Following on from my musings on graffiti yesterday I recalled having seen an article about a great blog where the blogger had photographed the lavatorial musings of people keen to share their thoughts by inking toilet walls.  Having spent a large part of my day thinking where the hell I’d seen it I eventually resorted to Google to find it was in a recent issue of Time Out.

I encourage you all to read it – fantastic, amusing, thought provoking and downright weird!!  My own personal favourite involves a lesbian and a ball of wool….

www.toiletdoorpoetry.blogspot.com

Graffiti

 
I actually love graffiti – well not all of it, some of it is just plain crap, but I like to try and photograph it where I can so here are some random posts from over the last few years from Barcelona and Granada to Brighton and London.

Supermarket madness

And so to the first “musing” – supermarket shopping.

Until like a week ago I was happy to part with my fiver to get a little man in a van (who sometimes came on time and who sometimes didn’t) to deliver my shopping to my door.  I did this in the firm belief that I was being cost conscious i.e. if I don’t wander round the supermarket myself I am less likely to fill my trolley with pointless crap thereby reducing my bill and paying a fiver for the privelege somehow, in my warped mind seemed like a fair trade-off. 

Anyway, now I am a woman on a cost-cutting mission which means dragging our sorry asses to the supermarket, following a prescribed list and wandering like zombies from Night of the Living Dead around Tesco on a Saturday afternoon with the rest of the plebs.  Having not done this for a while I was amazed, perplexed and rather saddened by the sights that greeted me which kind of got me thinking….

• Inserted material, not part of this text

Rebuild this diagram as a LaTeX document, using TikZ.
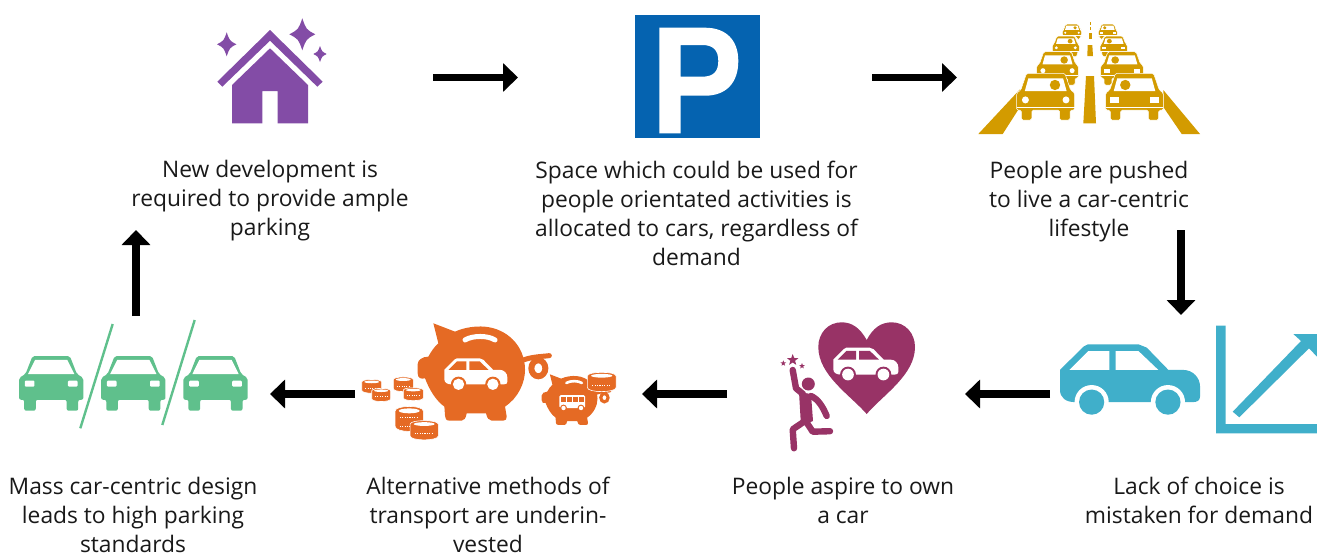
\documentclass[tikz,border=0pt]{standalone}
\usepackage{fontspec}
\setmainfont{Open Sans}
\usetikzlibrary{positioning}
\usetikzlibrary{shapes.geometric}
\usetikzlibrary{arrows.meta}
\definecolor{housepurple}{HTML}{834CA6}
\definecolor{signblue}{HTML}{0563B0}
\definecolor{roadgold}{HTML}{D39B00}
\definecolor{carteal}{HTML}{40AFCA}
\definecolor{heartplum}{HTML}{983366}
\definecolor{pigorange}{HTML}{E56A24}
\definecolor{lotgreen}{HTML}{5FC08C}
\tikzset{flow/.style={
		draw,
		line width=7.6pt,
		-{Triangle[length=15pt,width=28pt]},
	},
}
\tikzset{icon/.style={
		rectangle,
		inner sep = 0pt,
		outer sep = 0pt,
	},
}
\tikzset{caption/.style={
		align=center,
		inner sep = 0pt,
		outer sep = 0pt,
		text=black!90,
		font=\fontsize{22.8}{29}\selectfont,
	},
}
\tikzset{limb/.style={
		draw=heartplum,
		line width=6.4pt,
		line cap=round,
		line join=round,
	},
}
\tikzset{twinkle/.style={
		star,
		star points=5,
		star point ratio=2.4,
		fill=heartplum,
		inner sep=0pt,
	},
}
% side view, #1 #2 top left, #3 width
\newcommand{\sidecar}[5]{
	\begin{scope}[shift={(#1,#2)},x=#3pt,y=-#3pt]
		\fill[#4] (0,.183) -- (.167,.017) -- (.2,0) -- (.56,0) -- (.62,.024) -- (.774,.183) -- (.88,.183)
			.. controls (.95,.183) and (1,.24) .. (1,.30) -- (1,.374) .. controls (1,.40) and (.98,.413) .. (.95,.413)
			-- (.107,.413) .. controls (.04,.413) and (0,.38) .. (0,.326) -- cycle;
		\fill[#5] (.067,.183) -- (.202,.048) -- (.352,.048) -- (.352,.183) -- cycle;
		\fill[#5] (.398,.048) -- (.56,.048) -- (.702,.183) -- (.398,.183) -- cycle;
		\foreach \wx in {.226,.771} {
			\fill[#5] (\wx,.413) circle[radius=.122];
			\fill[#4] (\wx,.413) circle[radius=.09];
		}
	\end{scope}
}
% front view, #1 centre #2 top, #3 width #4 height
\newcommand{\greencar}[4]{
	\begin{scope}[shift={(#1,#2)},x=#3pt,y=-#4pt]
		\fill[lotgreen,rounded corners=2pt] (-.29,0) -- (.29,0) -- (.40,.33) -- (.5,.40) -- (.5,.80) -- (.42,.80) -- (.42,1) -- (.24,1)
			-- (.24,.80) -- (-.24,.80) -- (-.24,1) -- (-.42,1) -- (-.42,.80) -- (-.5,.80) -- (-.5,.40) -- (-.40,.33) -- cycle;
		\fill[white] (-.25,.07) -- (.25,.07) -- (.36,.33) -- (-.36,.33) -- cycle;
		\fill[white,rounded corners=1pt] (-.41,.45) rectangle (-.26,.56);
		\fill[white,rounded corners=1pt] (.26,.45) rectangle (.41,.56);
	\end{scope}
}
% #5 is 1 or -1, the side the driver sits on
\newcommand{\goldcar}[5]{
	\begin{scope}[shift={(#1,#2)},x=#5*#3pt,y=-#4pt]
		\draw[white,fill=roadgold,line width=.5pt,rounded corners=1.5pt] (-.33,0) -- (.33,0) -- (.43,.36) -- (.5,.42) -- (.5,.79) -- (.42,.79) -- (.42,1) -- (.24,1)
			-- (.24,.79) -- (-.24,.79) -- (-.24,1) -- (-.42,1) -- (-.42,.79) -- (-.5,.79) -- (-.5,.42) -- (-.43,.36) -- cycle;
		\fill[white] (-.3,.11) -- (.3,.11) -- (.36,.38) -- (-.36,.38) -- cycle;
		\fill[roadgold] (.16,.25) circle[x radius=.09,y radius=.11];
		\draw[white,line width=.4pt] (-.5,.72) -- (.5,.72);
		\ifnum#5=1
			\fill[white] (-.35,.57) circle[x radius=.06,y radius=.075];
			\fill[white] (.35,.57) circle[x radius=.06,y radius=.075];
		\else
			\fill[white] (-.43,.51) rectangle (-.27,.63);
			\fill[white] (.27,.51) rectangle (.43,.63);
		\fi
	\end{scope}
}
% #1 #2 top left of the pig, #3 size
\newcommand{\piggy}[3]{
	\begin{scope}[shift={(#1,#2)},x=#3pt,y=-#3pt]
		\draw[pigorange,line width=15*#3pt,line cap=round] (317,110) .. controls (345,100) and (370,100) .. (395,97);
		\draw[pigorange,line width=18*#3pt] (362,135) circle[x radius=21,y radius=24];
		\fill[pigorange] (47,0) -- (112,25) .. controls (140,12) and (175,8) .. (200,10) .. controls (265,15) and (322,65) .. (322,140)
			.. controls (322,180) and (300,225) .. (262,250) -- (267,280) .. controls (268,288) and (263,292) .. (257,292) -- (222,292)
			.. controls (214,292) and (208,285) .. (205,270) -- (147,270) .. controls (144,285) and (140,292) .. (132,292) -- (95,292)
			.. controls (85,292) and (82,285) .. (82,278) -- (80,250) .. controls (55,232) and (35,200) .. (22,165)
			.. controls (10,168) and (0,165) .. (0,150) -- (0,122) .. controls (0,110) and (15,100) .. (32,100)
			.. controls (40,85) and (50,70) .. (62,60) -- cycle;
		\draw[white,line width=15*#3pt,line cap=round] (142,50) .. controls (165,36) and (210,36) .. (232,50);
	\end{scope}
}
% #1 centre #2 top, #3 width #4 height, #5 rows of dots
\newcommand{\coinstack}[5]{
	\begin{scope}[shift={(#1,#2)},x=#3pt,y=-#4pt]
		\fill[pigorange,draw=white,line width=.6pt] (-.5,.25) .. controls (-.5,.02) and (.5,.02) .. (.5,.25) -- (.5,.8)
			.. controls (.5,1.06) and (-.5,1.06) .. (-.5,.8) -- cycle;
		\fill[white] (0,.24) circle[x radius=.37,y radius=.09];
		\foreach \ry in {#5} {
			\draw[white,line width=1pt,dash pattern=on 1.1pt off 1.3pt] (-.33,\ry) -- (.33,\ry);
		}
	\end{scope}
}
\newcommand{\sparkle}[4]{
	\fill[housepurple] (#1,#2-#4) .. controls (#1+.3*#3,#2-.3*#4) .. (#1+#3,#2) .. controls (#1+.3*#3,#2+.3*#4) .. (#1,#2+#4)
		.. controls (#1-.3*#3,#2+.3*#4) .. (#1-#3,#2) .. controls (#1-.3*#3,#2-.3*#4) .. cycle;
}

\begin{document}
\begin{tikzpicture}[x=1pt,y=-1pt,node distance = 1cm and 0.75cm]
\useasboundingbox (0,0) rectangle (1317,554);

% icon places
\node[icon, minimum width=106pt, minimum height=98pt] (house) at (270,77.5) {};
\node[icon, minimum width=125pt, minimum height=122pt] (sign) at (697.5,77.5) {};
\node[icon, minimum width=222pt, minimum height=115pt] (road) at (1089,77.5) {};
\node[icon, minimum width=257pt, minimum height=138pt] (demand) at (1188.5,394) {};
\node[icon, minimum width=132pt, minimum height=140pt] (aspire) at (849,394) {};
\node[icon, minimum width=254pt, minimum height=140pt] (piggies) at (489,394) {};
\node[icon, minimum width=229pt, minimum height=148pt] (lot) at (133.5,394) {};

% captions
\node[caption, below = 34pt of house] (capdev) {New development is\\required to provide ample\\parking};
\node[caption, below = 23pt of sign, xshift=-1pt] (capspace) {Space which could be used for\\people orientated activities is\\allocated to cars, regardless of\\demand};
\node[caption, below = 26pt of road] (cappush) {People are pushed\\to live a car-centric\\lifestyle};
\node[caption, anchor = north] (capchoice) at (1199,477) {Lack of choice is\\mistaken for demand};
\node[caption, anchor = north] (capown) at (843,477) {People aspire to own\\a car};
\node[caption, anchor = north] (capalt) at (488,477) {Alternative methods of\\transport are underin-\\vested};
\node[caption, anchor = north] (capmass) at (133,477) {Mass car-centric design\\leads to high parking\\standards};

% house
\fill[housepurple] (270,30) -- (322.7,81.7) -- (317.3,86.7) -- (270,40.7) -- (222.3,86.7) -- (217.3,81.7) -- cycle;
\fill[housepurple] (270,48.3) -- (308,85) -- (308,123.3) -- (277.7,123.3) -- (277.7,91) -- (262.3,91) -- (262.3,123.3) -- (232,123.3) -- (232,85) -- cycle;
\sparkle{302.3}{34.3}{13}{16}
\sparkle{226.7}{44.3}{9.7}{12}
\sparkle{320}{54}{6.7}{8}

% sign
\fill[signblue] (635,15) rectangle (760,137.7);
\fill[white,even odd rule] (659.3,27.7) -- (705,27.7) .. controls (726,27.7) and (738.3,40) .. (738.3,61) .. controls (738.3,83) and (726,95.7) .. (705,95.7) -- (680.7,95.7) -- (680.7,133.3) -- (659.3,133.3) -- cycle
	(680.7,45) -- (702,45) .. controls (713,45) and (718.3,50) .. (718.3,61) .. controls (718.3,72) and (713,76.7) .. (702,76.7) -- (680.7,76.7) -- cycle;

% road
\fill[roadgold] (978.3,134) -- (1020,89.3) -- (1020,107) -- (1002.7,134) -- cycle;
\fill[roadgold] (1200,134) -- (1163.3,90) -- (1163.3,107) -- (1181.7,134) -- cycle;
\fill[roadgold] (1086,76) -- (1094,76) -- (1096,123.3) -- (1083.3,123.3) -- cycle;
\fill[roadgold] (1087.7,45) -- (1092.3,45) -- (1093,56) -- (1087.3,56) -- cycle;
\fill[roadgold] (1089.3,33.3) -- (1091.7,33.3) -- (1091.7,39.3) -- (1089.3,39.3) -- cycle;
\fill[roadgold] (1089.9,27.3) rectangle (1091.3,30);
\fill[roadgold] (1090,21.7) rectangle (1091.2,25);
\goldcar{1072}{24}{19.3}{15.3}{1}
\goldcar{1107.8}{24}{19}{15.3}{-1}
\goldcar{1065.8}{36}{27}{20.7}{1}
\goldcar{1113.7}{36}{27.3}{20.7}{-1}
\goldcar{1057.5}{51.7}{41.7}{33.3}{1}
\goldcar{1122}{51.7}{42.7}{33.3}{-1}
\goldcar{1045.7}{73.3}{58}{46.7}{1}
\goldcar{1134.5}{73.3}{57.7}{46.7}{-1}

% car and chart
\sidecar{1060}{344.3}{140}{carteal}{white}
\fill[carteal] (1216,325.7) -- (1225.7,325.7) -- (1225.7,424) -- (1317,424) -- (1317,433.3) -- (1216,433.3) -- cycle;
\fill[carteal] (1232.7,411.7) -- (1301,341) -- (1293.3,334) -- (1317,334) -- (1317,356.7) -- (1309,348.3) -- (1239.3,417.3) -- cycle;

% heart and runner
\fill[heartplum] (866.7,340) .. controls (860,328) and (852,322.3) .. (841.7,322.3) .. controls (828,322.3) and (818.3,333) .. (818.3,347)
	.. controls (818.3,375) and (850,395) .. (866.7,414) .. controls (883,395) and (915,375) .. (915,347)
	.. controls (915,333) and (905,322.3) .. (891.7,322.3) .. controls (881,322.3) and (873,328) .. (866.7,340) -- cycle;
\sidecar{833.3}{347.7}{65}{white}{heartplum}
\fill[heartplum] (808.3,384) circle[radius=6.5];
\fill[heartplum] (799,392) -- (811,394) -- (813,421) -- (801,426) -- cycle;
\draw[limb] (792.7,370) -- (796,388.3) -- (803,394);
\draw[limb] (811,396) .. controls (818,399) and (823,407) .. (826.7,416);
\draw[limb] (804,421.7) -- (792.7,429.3) -- (794,448.3);
\draw[limb] (807,423) -- (812.7,431.7) -- (830,431.2);
\node[twinkle, minimum size=12pt] (bigstar) at (792.7,360) {};
\node[twinkle, minimum size=6pt] (leftstar) at (783.3,363.3) {};
\node[twinkle, minimum size=6pt] (rightstar) at (802,366) {};

% pigs and coins
\piggy{417.7}{323.3}{.3333}
\sidecar{444.3}{358.3}{63}{white}{pigorange}
\coinstack{371.7}{378.3}{20}{15}{.66}
\coinstack{381.2}{387.3}{19}{14.3}{.66}
\coinstack{403.3}{375.7}{20}{16}{.66}
\coinstack{413.3}{386.7}{20}{14}{.66}
\coinstack{409.2}{404.3}{28.3}{27.3}{.5,.8}
\coinstack{424.2}{419}{28.3}{21}{.7}
\piggy{541.7}{374.3}{.1733}
\fill[white,rounded corners=1.5pt] (559.3,395) rectangle (585,408);
\foreach \wx in {561.3,567.3,573.3,579.3} {
	\fill[pigorange] (\wx,397) rectangle (\wx+4.4,402);
}
\foreach \wx in {563.5,581} {
	\fill[pigorange] (\wx,408) circle[radius=3.4];
	\fill[white] (\wx,408) circle[radius=2.2];
}
\coinstack{601.7}{370.7}{28.7}{21}{.7}

% parking lot
\greencar{51.2}{356}{64.3}{54.7}
\greencar{133.3}{356}{64.3}{54.7}
\greencar{215.5}{356}{64.3}{54.7}
\draw[lotgreen,line width=2.4pt] (112.7,324) -- (80.3,428.3);
\draw[lotgreen,line width=2.4pt] (194.7,320) -- (162.3,425);

% the cycle
\draw[flow, shorten <=110pt, shorten >=117pt] (house.east) -- (sign.west);
\draw[flow, shorten <=112pt, shorten >=21pt] (sign.east) -- (road.west);
\draw[flow, shorten <=95pt, shorten >=10pt] ([xshift=92pt]road.south) -- ([xshift=92pt]road.south|-demand.north);
\draw[flow, shorten <=10pt, shorten >=50pt] (demand.west) -- (aspire.east);
\draw[flow, shorten <=56pt, shorten >=26pt] (aspire.west) -- (piggies.east);
\draw[flow, shorten <=7pt, shorten >=22pt] (piggies.west) -- (lot.east);
\draw[flow, shorten <=4pt, shorten >=103.5pt] ([xshift=2.5pt]lot.north) -- ([xshift=2.5pt]lot.north|-house.south);

\end{tikzpicture}
\end{document}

Buggies with Cup Holders– the first sorry sight to greet me was a woman in her 30’s pushing one of those high-tech and horrendously expensive buggies that celebs are often seen jogging with on the beach front in Malibu, with a phone glued to her ear, talking in a very unecessary volumous way and paying no mind to where she was actually pushing said pram.  More annoying than this however, was the fact that said high-tech and horrendously expensive buggy had a friggin’ cup holder for her Starbucks frappa-cappa-half-fat-decaff-iced-latte!  They actually make buggies with bloody cup holders!!!  I mean I thought the point of pushing a buggy was to do just that – push your baby somewhere from A to B without the need to carry it, not use if as a beverage receptacle.  Buggies in my day were made out of the kind of fabric you see people carrying their washing to the laundrette in – all badly woven and a bit stringy – and came in blue and white stripes and red and white stripes and were held together with badly welded metal!  Now that’s a buggy.  All children of the 70s know exactly what I mean.  Buggies were not fashion acessories and did not come with endless additional gadgets.  Honestly, I bet you can get them with upgrade options like cars.  I was so amazed that I stared at her for longer than was really necessary till she turned into the dairy aisle.

Frozen Fruit– now, I am a fan of the frozen fruit in the sense that you can buy big tubs of it and stick it in the freezer and use for cakes and pies and smoothies and it won’t go off (unlike those 4 bananas I had to throw away just yesterday after a week), but really, do we need to go to the lengths of utter laziness by selling pre-sliced frozen lemon wedges for those idiots too bloody lazy to actually cut a lemon for their G&T!?  Honestly, people these were not lemons as in mixed with other fruit for pie purpose type lemons, they were actual lemons cut into the kind of shape and size you would need to look pretty in your drink.  I mean even bars and pubs cut their own bloody lemons!  Maybe the Tesco consumer is unable to use sharp implements I don’t know, but this – along with frozen Yorkshire puddings (and yes family and friends reading this who have been brain-washed by Aunt Bessie you know who you are) – really is the last straw in consumerism.  Stop buying these things immediately before you discover your penchant for buying all things pre-cut / prepared leads to a total loss of motor-neurone skills.  You have been warned!!!